During the three months of confinement, every morning I went out early and run across rue Mazarine, had a quick look at the Alcazar, which was full of nice people until some weeks before, and then suddenly: the silence, a strange, surreal silence in rue de Buci. No jazz orchestra, no American accents and beautiful people sitting at the crowded tables, no tropezienne anymore. The iconic Bakery “The Smith” was shut down, for ever. Pizzeria Cesar, which survived at the beginning, closed for ever as well. After two months of home made meals, one evening, I ordered pizza and  just the taste of it brought me back to life. Then some life came back in summer, though it didn’t last.

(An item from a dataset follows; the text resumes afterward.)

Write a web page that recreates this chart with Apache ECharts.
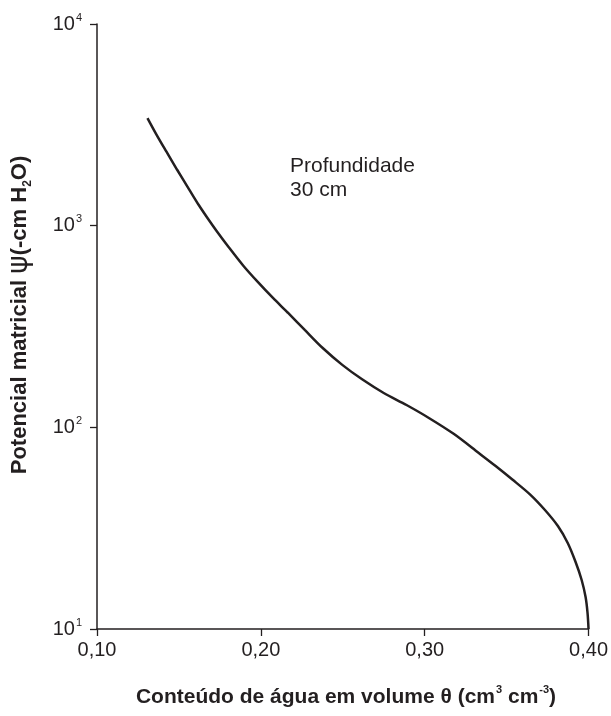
<!DOCTYPE html>
<html>
<head>
<meta charset="utf-8">
<script src="https://cdn.jsdelivr.net/npm/echarts@6/dist/echarts.min.js"></script>
<style>
  html, body { margin: 0; padding: 0; background: #fff; }
  #chart { width: 611px; height: 716px; }
</style>
</head>
<body>
<div id="chart"></div>
<script>
// conteúdo de água (cm3 cm-3) x potencial matricial (-cm H2O), profundidade 30 cm
var thetaValues = [0.1308, 0.1362, 0.1423, 0.1489, 0.1561, 0.1622, 0.1670, 0.1730, 0.1803, 0.1893,
                   0.1984, 0.2074, 0.2165, 0.2268, 0.2376, 0.2497, 0.2618, 0.2750, 0.2889, 0.3028,
                   0.3179, 0.3330, 0.3433, 0.3535, 0.3644, 0.3734, 0.3813, 0.3873, 0.3921, 0.3958,
                   0.3982, 0.3994, 0.4000];
var psiValues = [3417, 2839, 2333, 1893, 1519, 1262, 1104, 941, 784, 633,
                 523, 438, 370, 304, 248, 204, 173, 148, 129, 111,
                 92.6, 74.6, 64.3, 55.1, 46.4, 38.9, 32.4, 26.7, 21.5, 17.5,
                 14.4, 12.0, 10];
var xTicks = [0.10, 0.20, 0.30, 0.40];
var yExponents = [1, 2, 3, 4];

var ink = '#231f20';
var font = 'Liberation Sans, Arial, sans-serif';
var curveData = [];
for (var i = 0; i < thetaValues.length; i++) {
  curveData.push([thetaValues[i], psiValues[i]]);
}

var myChart = echarts.init(document.getElementById('chart'));
var option = {
  animation: false,
  textStyle: { fontFamily: font, color: ink },
  grid: { left: 97, right: 17, top: 24, bottom: 87 },
  xAxis: {
    type: 'value',
    min: xTicks[0],
    max: xTicks[xTicks.length - 1],
    interval: 0.1,
    axisLine: { lineStyle: { color: ink, width: 1.5 } },
    axisTick: { show: true, length: 7, inside: false, lineStyle: { color: ink, width: 1.3 } },
    splitLine: { show: false },
    axisLabel: {
      margin: 11,
      fontSize: 20,
      color: ink,
      formatter: function(v) { return v.toFixed(2).replace('.', ','); }
    }
  },
  yAxis: {
    type: 'log',
    logBase: 10,
    min: Math.pow(10, yExponents[0]),
    max: Math.pow(10, yExponents[yExponents.length - 1]),
    axisLine: { show: true, lineStyle: { color: ink, width: 1.5 } },
    axisTick: { show: true, length: 7, inside: false, lineStyle: { color: ink, width: 1.3 } },
    minorTick: { show: false },
    splitLine: { show: false },
    axisLabel: {
      margin: 15,
      color: ink,
      formatter: function(v) {
        var e = Math.round(Math.log10(v));
        return '{b|10}{s|' + e + '}';
      },
      rich: {
        b: { fontSize: 20, color: ink, lineHeight: 24 },
        s: { fontSize: 11, color: ink, verticalAlign: 'top', lineHeight: 24, padding: [0, 0, 12, 1] }
      }
    }
  },
  graphic: [
    {
      type: 'text',
      left: 290,
      top: 154,
      style: {
        text: 'Profundidade\n30 cm',
        fontSize: 21,
        lineHeight: 24,
        fill: ink,
        fontFamily: font
      }
    },
    {
      type: 'text',
      x: 20,
      y: 315,
      rotation: Math.PI / 2,
      style: {
        text: '{t|Potencial matricial }{p|ψ}{t|(-cm H}{sub|2}{t|O)}',
        align: 'center',
        verticalAlign: 'middle',
        rich: {
          t: { fontSize: 22, fontWeight: 'bold', fill: ink, fontFamily: font, lineHeight: 28 },
          p: { fontSize: 28, fill: ink, fontFamily: 'DejaVu Sans, sans-serif', lineHeight: 28 },
          sub: { fontSize: 12, fontWeight: 'bold', fill: ink, fontFamily: font, verticalAlign: 'bottom', lineHeight: 28, padding: [9, 0, 0, 0] }
        }
      }
    },
    {
      type: 'text',
      x: 346,
      y: 697,
      style: {
        text: '{t|Conteúdo de água em volume θ (cm}{s|3}{t| cm}{s|-3}{t|)}',
        align: 'center',
        verticalAlign: 'middle',
        rich: {
          t: { fontSize: 21, fontWeight: 'bold', fill: ink, fontFamily: font, lineHeight: 26 },
          s: { fontSize: 11, fontWeight: 'bold', fill: ink, fontFamily: font, verticalAlign: 'top', lineHeight: 26, padding: [0, 0, 12, 1] }
        }
      }
    }
  ],
  series: [{
    name: 'Profundidade 30 cm',
    type: 'line',
    data: curveData,
    smooth: 0.3,
    showSymbol: false,
    symbol: 'none',
    lineStyle: { color: ink, width: 2.5 }
  }]
};
myChart.setOption(option);
</script>
</body>
</html>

Parks where closed, which is hell for a runner, so I did my stretching in front of Voltaire Statue and his blossoming garden – it was spring after all. Then I went back and forth on Pont des Arts: the beautiful, iconic bridge with still some locks attached. The area was empty. Rich people who lived there went to the countryside and tourists disappeared, we were the four cats around. The river’s water was clearer than ever: many birds around. Pont des Arts, with its wooden floors, made such a gentle noise that brought me to the beautiful Corsican beach of Santa Giulia, where a wooden passerella leads you into the sea, and suddenly I was in that beach, every morning. Moreover, the weather was glorious. Pont Neuf and Île de la Cité, whose roses and garden had never been so beautiful, were my little daily pleasures in a very lonely period. I kept running towards place Dauphine, just in front of Palais de justice, where I run alone in that rectangle made by trees which literally saved my mental and phisical health. On my way back, a last glimpse to the big clock of the Académie Française: time to go, my hour of freedom was fading away.

One year later, far from Paris, I can’t but feel kind of fortunate to have had all that beauty for me only, during the strangest spring of my life.